The tax crisis in Malpaís, explains Mayor Eladio Cortes, resulted from the approval of privately funded plan regulador, or zoning plan, which jump-started concession applications that had sat stagnant for decades.
Part of that process is a property value assessment, which is conducted by the Finance Ministry. The assessment considers location, access to services and recent land sales, among other variables.
“It is not set in stone.We live in a country of law. Anyone has the option to appeal their assessment,” said Cortes.
And many have – though all await decisions.
The tax rate is set by the 1978 Maritime Zone Law, the law that governs the first 200 meters of coastline – public land available by concession only in Costa Rica.
The rate varies from 0.25% to 5%, depending on location and use, and is comparable to that of developed nations, say real estate agents.
“Back then, 4% was reasonable. Now, it’s absolutely not,” said landowner Wood, who appealed her assessment, and believes properties have been grossly overvalued in Malpaís and neighboring Santa Teresa. The tax rate is applied to 60% of the property’s market value, according to law.
Real estate experts say the taxes, while higher than in the past, are still lower than in second home and retirement meccas in Florida and California in the United States.
Public infrastructure, however, doesn’t live up to the tax hike, say residents. It’s a perplexing dilemma, they say: a double whammy of exorbitant taxes and a lack of services.
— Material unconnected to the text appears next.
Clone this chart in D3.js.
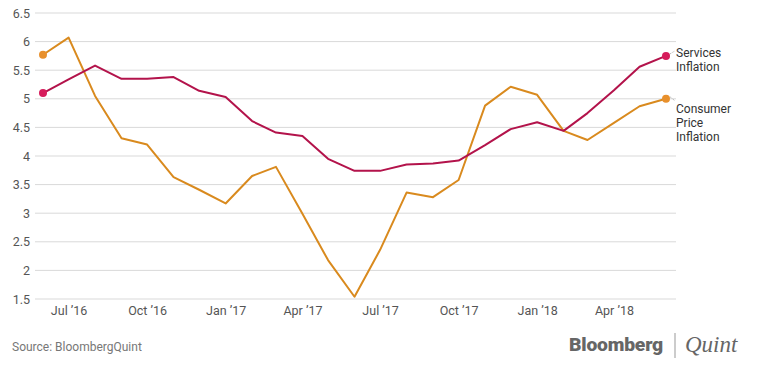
<!DOCTYPE html>
<html><head><meta charset="utf-8">
<script src="https://cdn.jsdelivr.net/npm/d3@7"></script>
<style>
body{margin:0;background:#fff;}
svg{display:block;font-family:Roboto, "Open Sans", sans-serif;}
</style></head>
<body>
<svg id="chart" width="759" height="379"></svg>
<script>
const months = ["2016-06","2016-07","2016-08","2016-09","2016-10","2016-11","2016-12",
  "2017-01","2017-02","2017-03","2017-04","2017-05","2017-06","2017-07","2017-08","2017-09",
  "2017-10","2017-11","2017-12","2018-01","2018-02","2018-03","2018-04","2018-05","2018-06"];
const servicesInflation = [5.10,5.34,5.58,5.35,5.35,5.38,5.14,5.03,4.61,4.41,4.35,3.95,3.74,3.74,
  3.85,3.87,3.92,4.19,4.47,4.59,4.44,4.75,5.15,5.56,5.75];
const consumerPriceInflation = [5.77,6.07,5.05,4.31,4.20,3.63,3.41,3.17,3.65,3.81,2.99,2.18,1.54,
  2.36,3.36,3.28,3.58,4.88,5.21,5.07,4.44,4.28,4.58,4.87,5.00];
const yTicks = [1.5,2,2.5,3,3.5,4,4.5,5,5.5,6,6.5];
const xTickMonths = ["2016-07","2016-10","2017-01","2017-04","2017-07","2017-10","2018-01","2018-04"];
const seriesNames = [["Services","Inflation"],["Consumer","Price","Inflation"]];

const parse = d3.timeParse("%Y-%m");
const dates = months.map(parse);
const svg = d3.select("#chart");

const x = d3.scaleTime().domain([dates[0], dates[dates.length-1]]).range([43, 666]);
const y = d3.scaleLinear().domain([1.5, 6.5]).range([299, 13]);

// grid
svg.append("g").selectAll("line").data(yTicks).join("line")
  .attr("x1", 35).attr("x2", 676)
  .attr("y1", d => y(d)).attr("y2", d => y(d))
  .attr("stroke", "#d9d9d9").attr("stroke-width", 1);

// y labels
const yAxis = d3.axisLeft(y).tickValues(yTicks).tickSize(0).tickPadding(0).tickFormat(d3.format("~g"));
const gy = svg.append("g").attr("transform", "translate(30,0)").call(yAxis);
gy.select(".domain").remove();
gy.selectAll("text").attr("font-size", 12.5).attr("fill", "#555").attr("font-family", "Roboto, sans-serif");

// x labels
const fmt = d3.timeFormat("%b '%y");
const xAxis = d3.axisBottom(x).tickValues(xTickMonths.map(parse)).tickSize(0).tickPadding(0)
  .tickFormat(d => fmt(d).replace("'", "\u2019"));
const gx = svg.append("g").attr("transform", "translate(0,306)").call(xAxis);
gx.select(".domain").remove();
gx.selectAll("text").attr("font-size", 12.5).attr("fill", "#555").attr("font-family", "Roboto, sans-serif");

const line = d3.line().x((d,i) => x(dates[i])).y(d => y(d));

const series = [
  {vals: servicesInflation, stroke: "#b3134b", dot: "#d61c5b", names: seriesNames[0], ly: 52},
  {vals: consumerPriceInflation, stroke: "#d98a1e", dot: "#e8902c", names: seriesNames[1], ly: 108}
];

series.slice().reverse().forEach(s => {
  svg.append("path").datum(s.vals).attr("d", line)
    .attr("fill", "none").attr("stroke", s.stroke).attr("stroke-width", 2)
    .attr("stroke-linejoin", "round");
});

series.forEach(s => {
  const n = s.vals.length;
  [0, n-1].forEach(i => {
    svg.append("circle").attr("cx", x(dates[i])).attr("cy", y(s.vals[i])).attr("r", 4)
      .attr("fill", s.dot);
  });
  const lx = x(dates[n-1]), ly = y(s.vals[n-1]);
  svg.append("line").attr("x1", lx + 4).attr("y1", ly - 2).attr("x2", lx + 9).attr("y2", ly - 5 + (s === series[1] ? 7 : 0))
    .attr("stroke", "#999").attr("stroke-width", 0.8).attr("stroke-dasharray", "1,1");
  const t = svg.append("text").attr("x", 676).attr("y", s.ly + 4.5)
    .attr("font-size", 12).attr("fill", "#333").attr("font-family", "Roboto, sans-serif");
  s.names.forEach((nm, k) => {
    t.append("tspan").attr("x", 676).attr("dy", k === 0 ? 0 : 14).text(nm);
  });
});

// source
svg.append("text").attr("x", 12).attr("y", 351).attr("font-size", 12)
  .attr("fill", "#777").attr("font-family", "Roboto, sans-serif").text("Source: BloombergQuint");

// logo
svg.append("text").attr("x", 569).attr("y", 350.5).attr("font-size", 19).attr("font-weight", 900)
  .attr("fill", "#666").attr("font-family", "Roboto, Arial, sans-serif").attr("letter-spacing", -0.2)
  .attr("textLength", 94).attr("lengthAdjust", "spacingAndGlyphs").text("Bloomberg");
svg.append("line").attr("x1", 675).attr("x2", 675).attr("y1", 333).attr("y2", 358)
  .attr("stroke", "#999").attr("stroke-width", 1);
svg.append("text").attr("x", 685).attr("y", 352).attr("font-size", 23).attr("font-style", "italic")
  .attr("fill", "#666").attr("font-family", "Liberation Serif, DejaVu Serif, serif").text("Quint");
</script>
</body></html>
According to Mayor Cortes, the new taxes may be exactly what is needed to deliver these services to the coastline – which lies along a bumpy dirt road, distant from his office in Cóbano.
“We’ve had very little money in the coffers for years, which is why we haven’t been able to provide these services. The new taxes are important. If they want European services, we have to pay European taxes too,” he said. “Right now, we pay African taxes.”
But everyone balks when confronted with the idea of the local government handling this new responsibility.
“There would have to be a whole new level of transparency, so that people knew how much money was going in,” said McCabe.
If there is one thing everyone agrees on, it is that the new taxes came too quickly –and with too few assurances that the money will be put to good use.
“We’re all foreigners. We’re used to paying taxes. But it sticks in the throat when someone wants to raise taxes without guaranteeing a certain level of services,” said British citizen Yan March, who saw his Maritime Zone property tax bill jump from $1,100 last year to $40,000 this year.
“No one is saying taxes shouldn’t be going up. But you can’t raise taxes by 4,000 percent without warning. Nowhere in the world is that acceptable. They should have been phased in.”
March believes the long-term effect on Costa Rica’s image worldwide could be catastrophic.
“What kind of message does this send to the people looking to invest in Costa Rica? It’s simply going to sow seeds of doubt in anyone thinking of coming here to invest.”
Mayor Cortes, who lives on the beach and confronts a newly inflated tax bill, worries about the effect on the population that arrived before the building boom – and the demand for services.